Something weird happened to my email trash – updated

It went away.

Well, not entirely, but consider that for the past year or so I had been using filters that moved 95-98% of my daily spam into the lovely trash folder that Yahoo provides.

It was nice to see all that spam being trashed, but I still had to pick through it regularly.

Spam cans(CR)

The reason my spam-to-trash was so high was that I was fairly aggressive in devising filters to remove obvious solicitations

Here are some of the words:

adriana
(for some reason, this name is favored among adult site solictors)
approved
cash
complimentary
credit
enhancement
enlarge
free
gift
hey
loan
pharmacy
size
pre-approval
info
credit card
prequalify
oink
(I’ll let your imagination consider how this frequently used subject term got on the list)

 In addition, I put a block on a variety of punctuation marks, including:

$

!

?

(when used before a word in the Subject line, as in “?UTF”)

Over time, I developed a list of 67 filter terms, by sender or subject. (I also had a small number of blocked addresses but that turned out to be futile as spammers typically just have to put a numeral after their address to get past that.)

Of course I still had to check my Trash daily because I have friends or clients who might use an exclamation point or a word like “info” or “approved” and sure enough I invariably found an important message that had been keelhauled into Trash.
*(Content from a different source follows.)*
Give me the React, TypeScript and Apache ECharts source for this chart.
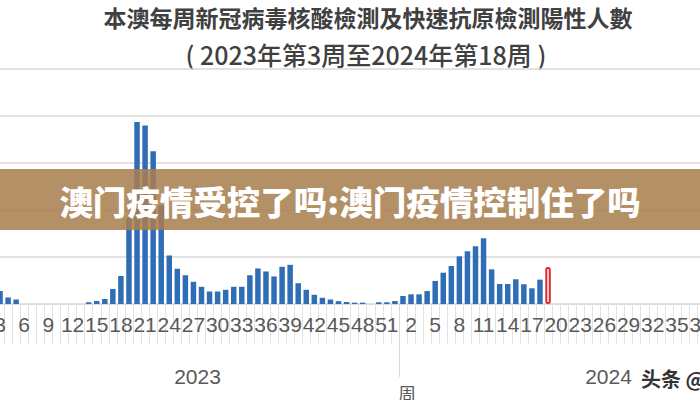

But each term in the verboten list was one that had appeared numerous times in obnoxious spams.

It turned out that the “!” was almost the only item that caused a legit message to be prematurely trashed, but as you can imagine, “!” is one of the favored characters of the spammer.

Now I’m getting one or two trashed spams per day

I’m hesitant to spoil the magic spell but I thought you might like to know what my simple trick was.

I forwarded all the major spam to the U.S. government.

Yeah…this is actually what the fed recommends.

They say forward it, headers and all, to spam@uce.gov

It’s estimated that about 90 percent of all e-mail traffic is spam. Back in 2004, the Federal Trade Commission received about 300,000 samples of deceptive spam each day forwarded by computer users. God only knows what the figure is now.

I’m not exactly sure what happened but the result was startling. Practically overnight I went from getting 30 or so spams delivered to trash every day to approximately one or two.hang-loose

Now, one other thing I did was include the spammer’s email address in the email I sent to uce.gov. Most of those came back as undelivered but I’m not ruling that out as part of the solution.

One of the so-called solutions that professionals recommend is signing up for Gmail. I think that probably works pretty well. My college gmail box is almost entirely spam-free. But, as with many I.T. solutions, it works best for I.T., not actual real people.

Problem is, I have hundreds of people and dozens of organizations who have stored or recognize my Yahoo email. Furthermore, I have thousands of stored messages carefully sorted into folders and it would be a tremendous hassle to have to go back and forth between systems to access them…not to mention the hassle of informing scads of people that they need to change my address.

The other thing I have done, which IT people also dis-recommend, is unsubscribing. Of course any business that sends a spam is not entirely reputable, but I found that I was able to cut my spam from another service down from about a dozen a day to just one or two by judiciously unsubscribing. (It didn’t work for Yahoo though.) Of course that only works with reputable companies, not the Nigerians, U.K. Lottery, Dr. Oz, purveyors of Canadian meds or other hucksters.

Good luck out there. And, remember, save the real Spam for your next fancy soiree.*Spam Terrine-header-combo

Update: Apparently I’m going to have to eat my hat, or all that spam, because within two days, the hateful email spams not only came back, but came back with a vengeance. Not only that, but I started getting additional spam on one of my other email accounts. Sheesh. It’s almost like the spammers — primarily info@portaporta00.com; loan@portaporta00.com; and  info@sitesnewsguide.com — took a one-day break, saw that nothing bad was going to happen and then decided to double-down on their attacks. Even though I sorta understand the game of big numbers for spammers, I’m really not clear why they keep coming back since I’ve never responded or bought anything. Of course it doesn’t cost them another cent to keep sending stuff, once they’ve got my email address.

I’m open to bright ideas, possibly including commissioning a visit from guys with the word “the” in  their names — Vito the Enforcer, Frankie the Horse or even “Chainsaw” Sal the Plumber.